At the time of the design of ATM, 155 Mbit/s Synchronous Digital Hierarchy (SDH) with 135 Mbit/s payload was considered a fast optical network link, and many Plesiochronous Digital Hierarchy (PDH) links in the digital network were considerably slower, ranging from 1.544 to 45 Mbit/s in the USA, and 2 to 34 Mbit/s in Europe.
At this rate, a typical full-length 1500 byte (12000-bit) data packet would take 77.42 µs to transmit. In a lower-speed link, such as a 1.544 Mbit/s T1 line, a 1500 byte packet would take up to 7.8 milliseconds.

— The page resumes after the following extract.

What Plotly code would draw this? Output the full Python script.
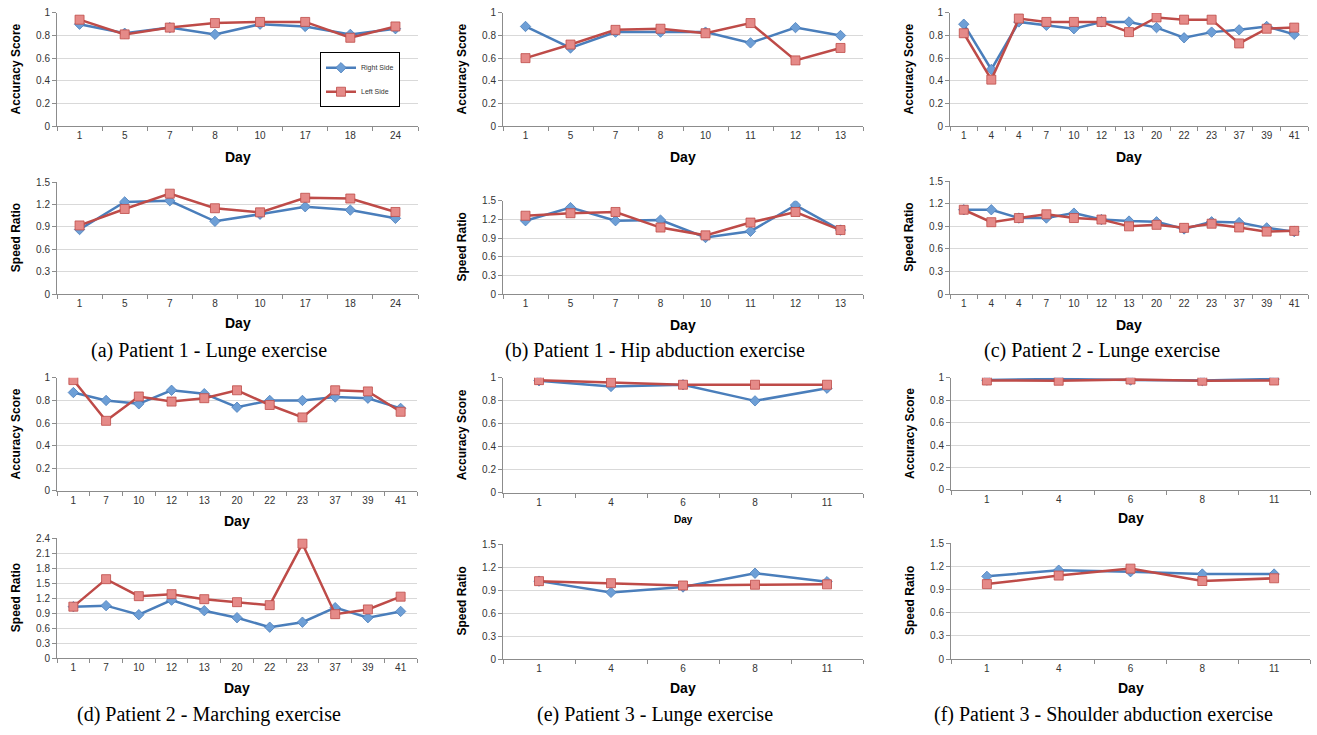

A queuing delay induced by several such data packets might exceed the figure of 7.8 ms several times over, in addition to any packet generation delay in the shorter speech packet. This was clearly unacceptable for speech traffic, which needs to have low jitter in the data stream being fed into the codec if it is to produce good-quality sound. A packet voice system can produce this low jitter in a number of ways:
  • Have a playback buffer between the network and the codec, one large enough to tide the codec over almost all the jitter in the data. This allows smoothing out the jitter, but the delay introduced by passage through the buffer would require echo cancellers even in local networks; this was considered too expensive at the time. Also, it would have increased the delay across the channel, and conversation is difficult over high-delay channels.
  • Build a system that can inherently provide low jitter (and minimal overall delay) to traffic that needs it.
  • Operate on a 1:1 user basis (i.e., a dedicated pipe).
The design of ATM aimed for a low-jitter network interface. However, "cells" were introduced into the design to provide short queuing delays while continuing to support datagram traffic. ATM broke up all packets, data, and voice streams into 48-byte chunks, adding a 5-byte routing header to each one so that they could be reassembled later. The choice of 48 bytes was political rather than technical.[4] When the CCITT (now ITU-T) was standardizing ATM, parties from the United States wanted a 64-byte payload because this was felt to be a good compromise in larger payloads optimized for data transmission and shorter payloads optimized for real-time applications like voice; parties from Europe wanted 32-byte payloads because the small size (and therefore short transmission times) simplify voice applications with respect to echo cancellation. Most of the European parties eventually came around to the arguments made by the Americans, but France and a few others held out for a shorter cell length. With 32 bytes, France would have been able to implement an ATM-based voice network with calls from one end of France to the other requiring no echo cancellation. 48 bytes (plus 5 header bytes = 53) was chosen as a compromise between the two sides. 5-byte headers were chosen because it was thought that 10% of the payload was the maximum price to pay for routing information.[3] ATM multiplexed these 53-byte cells instead of packets which reduced worst-case cell contention jitter by a factor of almost 30, reducing the need for echo cancellers.